Conosco un ragazzo che lavora di notte in un bar, attacca alle dieci e torna a casa alle sei del mattino. Condivide il letto con la moglie nel suo giorno libero. Michele fa l’infermiere all’ospedale Civico, due volte a settimana gli tocca il turno notturno: l’altra mattina è passato dal bar per prendere i cornetti da portare a casa. Aveva appena finito, l’ho visto stanco come mai e gliel’ho detto. “Brutta nottata”, mi ha detto, e non ha aggiunto altro. Fa questa vita da dieci anni.

I ragazzi che lavorano con me al bar hanno il giorno libero dal lunedì al venerdì, raramente il sabato e la domenica. Il bar è una bestia aperta 365 giorni l’anno, e il sabato e la domenica sono i giorni in cui si lavora di più. Quando lavoravo al giornale era uguale. I fine settimana erano banditi. Non l’ho mai vista come una sofferenza o una privazione. Il mondo gira anche il sabato e la domenica, ve ne siete mai accorti?

Vi dico la verità: guardando su Repubblica.it il video dell’impiegata al centro commerciale che lancia il suo grido di dolore perché nel fine settimana vorrebbe stare coi figli e non può ho riso. Ho riso. Una denuncia surreale, patetica e anche offensiva, soprattutto in quel passaggio in cui parla di abusi, testuale, da parte del datore di lavoro. L’abuso del suo datore di lavoro che, poverella, non le consente la scampagnata all’agriturismo o a bere il vinello dei Castelli assieme agli amici. Conoscete ingiustizia più ingiusta?

La signora è separata e ha i figli a carico. E allora? Questo dovrebbe muovermi a compassione? Cinicamente dovrei dire che la vita è fatta così. Più concretamente dirò invece che conosco fiumi di gente che vorrebbe essere al posto di questa donna eletta dal giornalismo chic a paradigma di tutte le ingiustizie sociali. Vengano dalle mie parti i solerti cronisti a caccia di populismo a buon mercato: gli presenterò Vincenzo, un ragazzo che dorme in un furgone abbandonato dietro al bar da quando la moglie lo ha lasciato.

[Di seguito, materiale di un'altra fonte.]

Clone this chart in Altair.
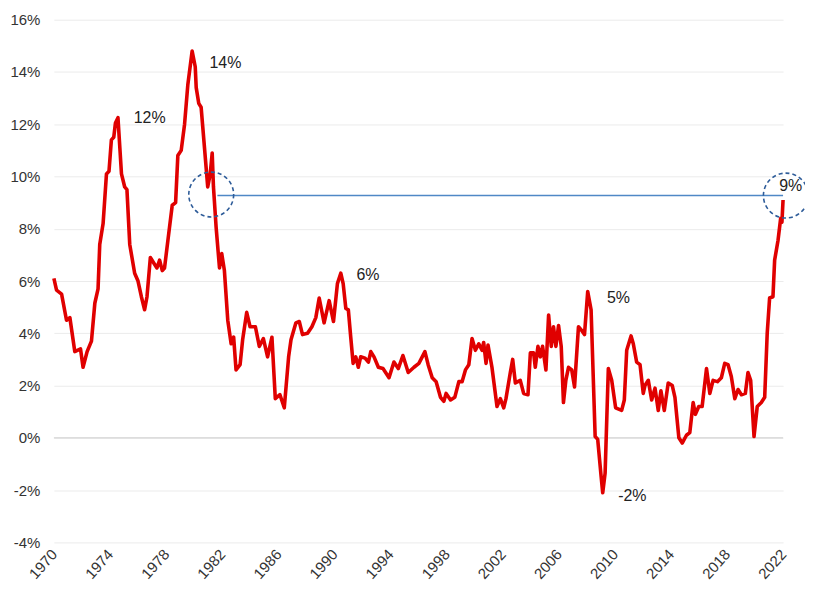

Non ha un lavoro e ormai è così fuori di testa che non troverà mai più qualcuno disposto a scommettere su di lui.

Ho sul mio tavolo pile di curriculum di uomini e donne che quel part time da venerdì, sabato e domenica lo firmerebbero col sangue; persone con esperienza da banconista, da pasticciere e da rosticciere che, nonostante le competenze, non avrebbero difficoltà a riciclarsi come fattorini e tuttofare, con l’umiltà di chi capisce che non è più tempo da puzza sotto il naso e che lo stipendio, oggi, ha un prezzo più alto che in passato.

A fronte di tutto ciò che tipo di empatia possiamo provare nei confronti della donna privata del sacro week end? Che tipo di solidarietà possiamo sperimentare verso una lavoratrice che, in spregio ai milioni di senzalavoro che darebbero un braccio per un lavoro come il suo, mette sullo stesso piano il lavoro nel fine settimana e l’abuso contrattuale?

L’abuso, gentile signora, è il padrone che si mette in tasca metà del tuo stipendio costringendoti a firmare la busta paga, è la malattia non riconosciuta, è il giorno libero e le ferie negate, non altro. Non altro.

È questo il famoso servizio giornalistico che andate cercando? La lavoratrice che prepara il caffè nella sua casetta e che davanti alla telecamera frigna per l’abnorme ingiustizia del sabato al lavoro nel centro commerciale? Sia riconoscente, piuttosto. E chieda scusa a chi non ha la sua fortuna, e se le resta tempo anche al suo datore di lavoro. A questo siamo, al padrone che abusa di te per il fatto di garantirti un lavoro e uno stipendio. A quando un #Metoo per i lavoratori costretti a lavorare? Qualcuno mi salvi da questa melassa.